What to work on: Write the lines out again, from the top of the material to the line containing "(0,0) rectangle (37.34,-25.56);", pictures excluded.

Source material:
■ ■ ■ ■ ■ ■ ■

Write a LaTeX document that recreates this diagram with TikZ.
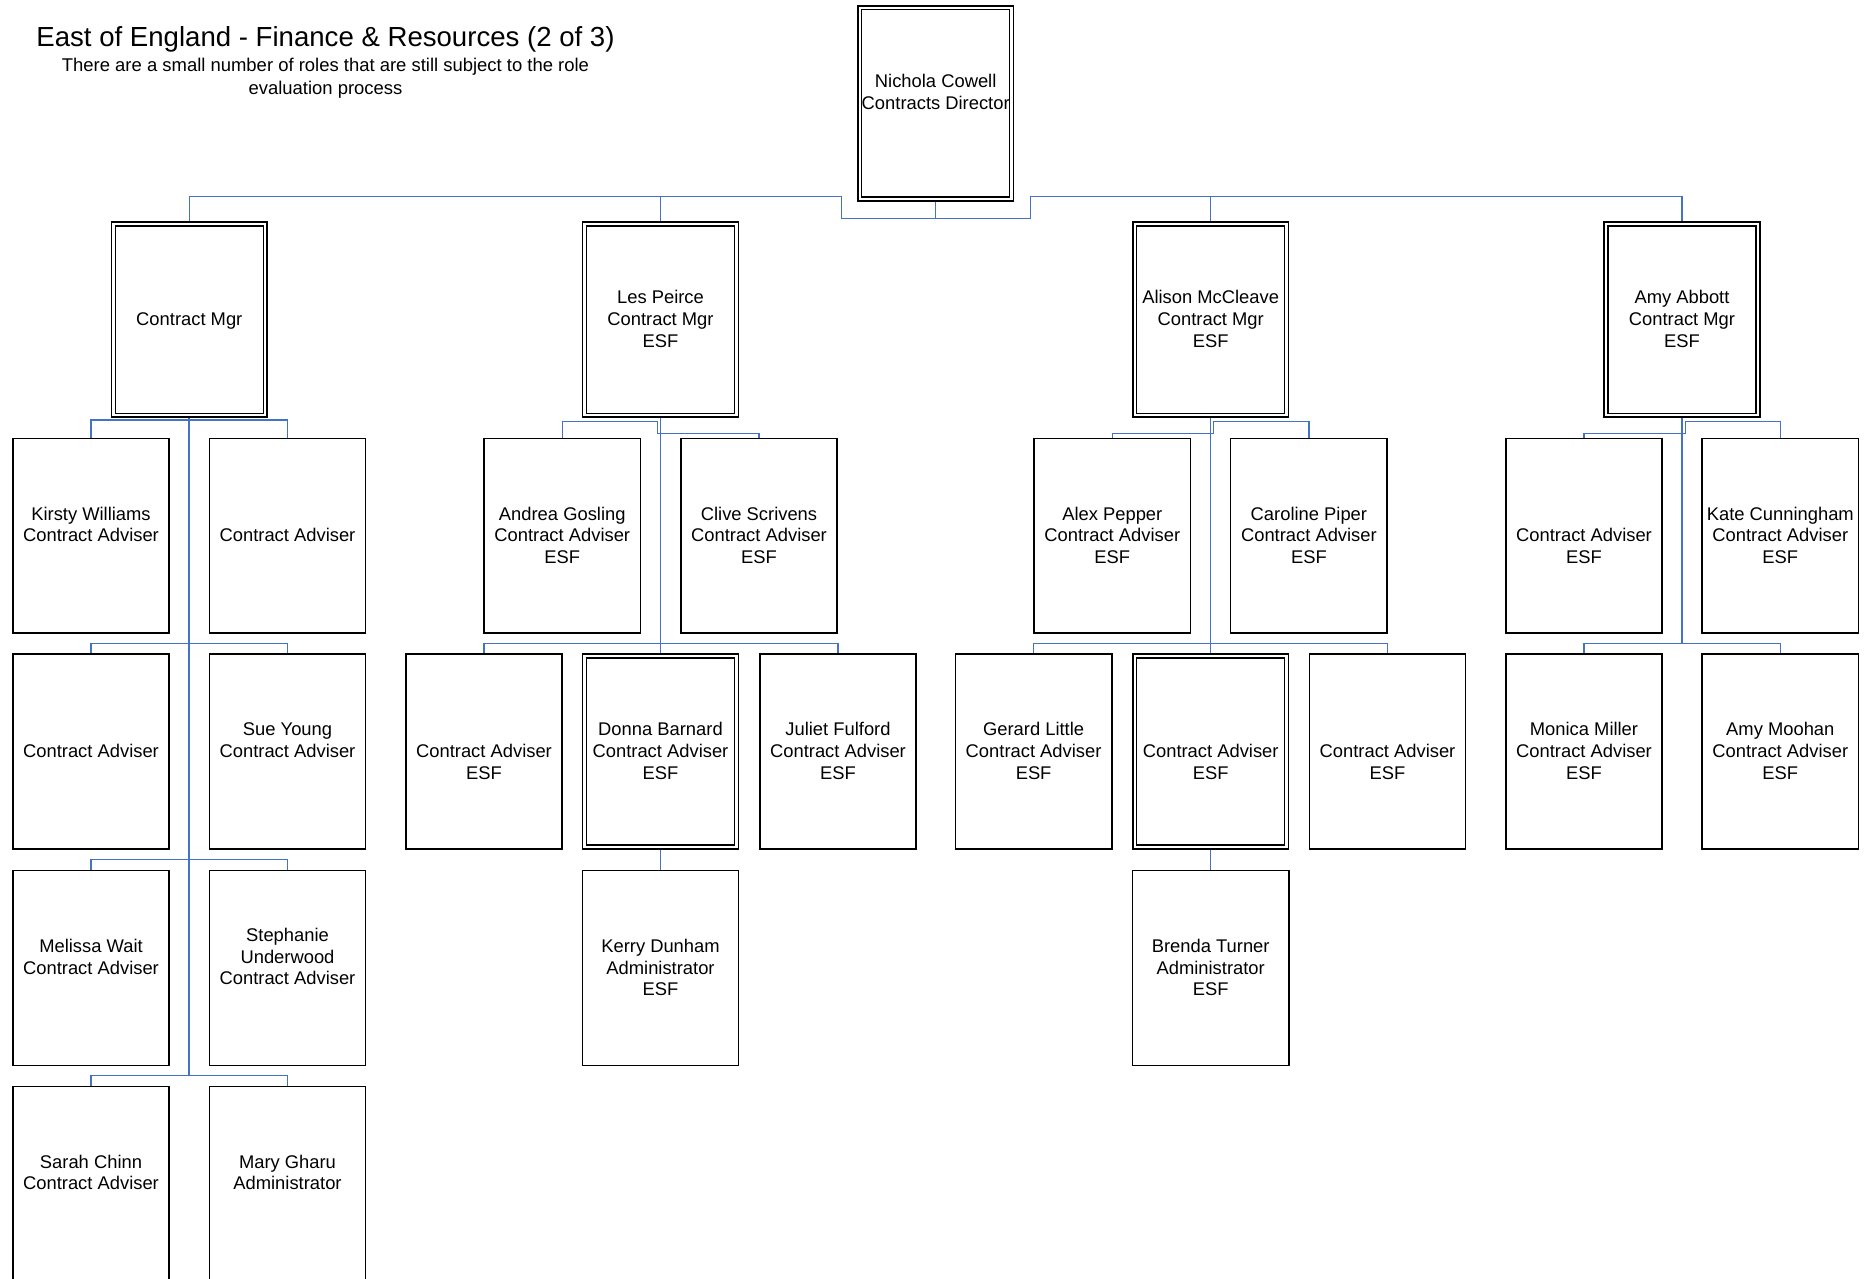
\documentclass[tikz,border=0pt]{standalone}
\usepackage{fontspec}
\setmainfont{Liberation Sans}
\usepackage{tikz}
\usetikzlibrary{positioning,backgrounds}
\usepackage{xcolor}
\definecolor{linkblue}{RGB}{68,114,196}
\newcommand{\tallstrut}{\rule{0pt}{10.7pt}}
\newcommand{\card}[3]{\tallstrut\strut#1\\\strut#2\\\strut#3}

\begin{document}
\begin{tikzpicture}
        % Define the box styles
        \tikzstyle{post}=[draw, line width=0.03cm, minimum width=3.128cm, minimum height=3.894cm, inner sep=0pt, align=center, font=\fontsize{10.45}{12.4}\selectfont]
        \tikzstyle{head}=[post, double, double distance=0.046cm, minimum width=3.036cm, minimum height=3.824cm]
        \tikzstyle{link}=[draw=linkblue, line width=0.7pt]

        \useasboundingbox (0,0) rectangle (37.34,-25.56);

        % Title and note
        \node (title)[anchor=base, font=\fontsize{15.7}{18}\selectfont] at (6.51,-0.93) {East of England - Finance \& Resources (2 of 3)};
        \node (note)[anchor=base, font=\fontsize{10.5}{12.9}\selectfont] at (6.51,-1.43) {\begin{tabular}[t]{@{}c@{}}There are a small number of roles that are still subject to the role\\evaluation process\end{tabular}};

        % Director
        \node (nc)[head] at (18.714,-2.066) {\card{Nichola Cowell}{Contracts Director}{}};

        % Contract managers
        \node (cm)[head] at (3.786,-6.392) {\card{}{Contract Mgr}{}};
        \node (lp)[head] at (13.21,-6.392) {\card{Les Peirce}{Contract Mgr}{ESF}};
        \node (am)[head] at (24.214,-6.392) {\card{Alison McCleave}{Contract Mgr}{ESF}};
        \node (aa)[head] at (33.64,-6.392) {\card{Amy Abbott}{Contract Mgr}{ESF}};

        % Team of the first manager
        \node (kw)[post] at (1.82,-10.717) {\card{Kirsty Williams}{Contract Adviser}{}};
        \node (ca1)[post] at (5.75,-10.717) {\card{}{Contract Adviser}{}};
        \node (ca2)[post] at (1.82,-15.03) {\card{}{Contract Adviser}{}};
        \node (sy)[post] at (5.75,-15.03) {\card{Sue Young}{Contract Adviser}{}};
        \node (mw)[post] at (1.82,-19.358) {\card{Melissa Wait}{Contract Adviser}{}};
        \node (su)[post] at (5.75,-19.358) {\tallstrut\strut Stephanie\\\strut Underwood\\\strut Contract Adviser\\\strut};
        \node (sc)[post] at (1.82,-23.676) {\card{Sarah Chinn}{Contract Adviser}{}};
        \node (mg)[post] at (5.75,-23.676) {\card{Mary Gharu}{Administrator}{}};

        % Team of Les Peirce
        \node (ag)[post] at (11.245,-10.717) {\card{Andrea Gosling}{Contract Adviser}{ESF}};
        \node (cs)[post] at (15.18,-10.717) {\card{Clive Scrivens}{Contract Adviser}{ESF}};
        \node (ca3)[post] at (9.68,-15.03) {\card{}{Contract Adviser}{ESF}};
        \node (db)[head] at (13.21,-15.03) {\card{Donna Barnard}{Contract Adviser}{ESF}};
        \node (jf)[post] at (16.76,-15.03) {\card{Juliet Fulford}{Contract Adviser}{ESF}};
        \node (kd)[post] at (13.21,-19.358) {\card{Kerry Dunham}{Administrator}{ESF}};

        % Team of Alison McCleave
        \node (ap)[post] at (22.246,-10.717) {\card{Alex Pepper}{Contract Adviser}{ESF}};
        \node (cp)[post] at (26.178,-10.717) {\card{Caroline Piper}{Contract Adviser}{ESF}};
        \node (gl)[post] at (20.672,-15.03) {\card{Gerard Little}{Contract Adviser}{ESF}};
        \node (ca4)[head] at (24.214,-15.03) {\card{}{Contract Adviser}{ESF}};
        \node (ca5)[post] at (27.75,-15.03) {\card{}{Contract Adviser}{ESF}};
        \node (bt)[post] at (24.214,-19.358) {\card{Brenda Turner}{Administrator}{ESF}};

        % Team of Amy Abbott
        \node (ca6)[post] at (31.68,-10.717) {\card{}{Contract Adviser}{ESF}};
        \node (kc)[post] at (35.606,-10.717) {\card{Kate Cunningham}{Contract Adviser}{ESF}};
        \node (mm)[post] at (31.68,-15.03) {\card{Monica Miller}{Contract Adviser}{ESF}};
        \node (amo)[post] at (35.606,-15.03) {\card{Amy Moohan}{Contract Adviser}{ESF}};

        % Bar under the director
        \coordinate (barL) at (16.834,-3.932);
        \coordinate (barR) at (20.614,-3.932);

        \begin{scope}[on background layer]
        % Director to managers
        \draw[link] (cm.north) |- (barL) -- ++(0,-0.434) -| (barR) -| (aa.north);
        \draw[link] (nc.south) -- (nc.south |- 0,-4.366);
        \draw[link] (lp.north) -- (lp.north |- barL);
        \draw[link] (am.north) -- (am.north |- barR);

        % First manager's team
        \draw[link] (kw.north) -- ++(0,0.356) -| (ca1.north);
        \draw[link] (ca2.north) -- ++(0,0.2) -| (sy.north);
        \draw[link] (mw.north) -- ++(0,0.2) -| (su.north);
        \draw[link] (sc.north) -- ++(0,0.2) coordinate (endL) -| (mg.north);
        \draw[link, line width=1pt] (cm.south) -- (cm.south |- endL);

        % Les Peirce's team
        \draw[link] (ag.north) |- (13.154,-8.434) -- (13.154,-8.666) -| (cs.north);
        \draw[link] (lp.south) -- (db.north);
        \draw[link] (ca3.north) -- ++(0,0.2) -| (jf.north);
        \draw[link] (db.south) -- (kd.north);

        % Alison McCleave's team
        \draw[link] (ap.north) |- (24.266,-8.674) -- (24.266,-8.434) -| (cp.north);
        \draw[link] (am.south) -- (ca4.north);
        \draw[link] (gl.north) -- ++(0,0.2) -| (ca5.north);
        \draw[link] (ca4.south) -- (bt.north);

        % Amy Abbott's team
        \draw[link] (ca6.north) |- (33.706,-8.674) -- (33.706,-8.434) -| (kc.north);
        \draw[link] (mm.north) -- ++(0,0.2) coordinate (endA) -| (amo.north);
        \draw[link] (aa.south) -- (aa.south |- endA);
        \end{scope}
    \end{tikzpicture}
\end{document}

■ ■ ■ ■ ■ ■ ■

Solution to the exercise:
Write a LaTeX document that recreates this diagram with TikZ.
\documentclass[tikz,border=0pt]{standalone}
\usepackage{fontspec}
\setmainfont{Liberation Sans}
\usepackage{tikz}
\usetikzlibrary{positioning,backgrounds}
\usepackage{xcolor}
\definecolor{linkblue}{RGB}{68,114,196}
\newcommand{\tallstrut}{\rule{0pt}{10.7pt}}
\newcommand{\card}[3]{\tallstrut\strut#1\\\strut#2\\\strut#3}

\begin{document}
\begin{tikzpicture}
        % Define the box styles
        \tikzstyle{post}=[draw, line width=0.03cm, minimum width=3.128cm, minimum height=3.894cm, inner sep=0pt, align=center, font=\fontsize{10.45}{12.4}\selectfont]
        \tikzstyle{head}=[post, double, double distance=0.046cm, minimum width=3.036cm, minimum height=3.824cm]
        \tikzstyle{link}=[draw=linkblue, line width=0.7pt]

        \useasboundingbox (0,0) rectangle (37.34,-25.56);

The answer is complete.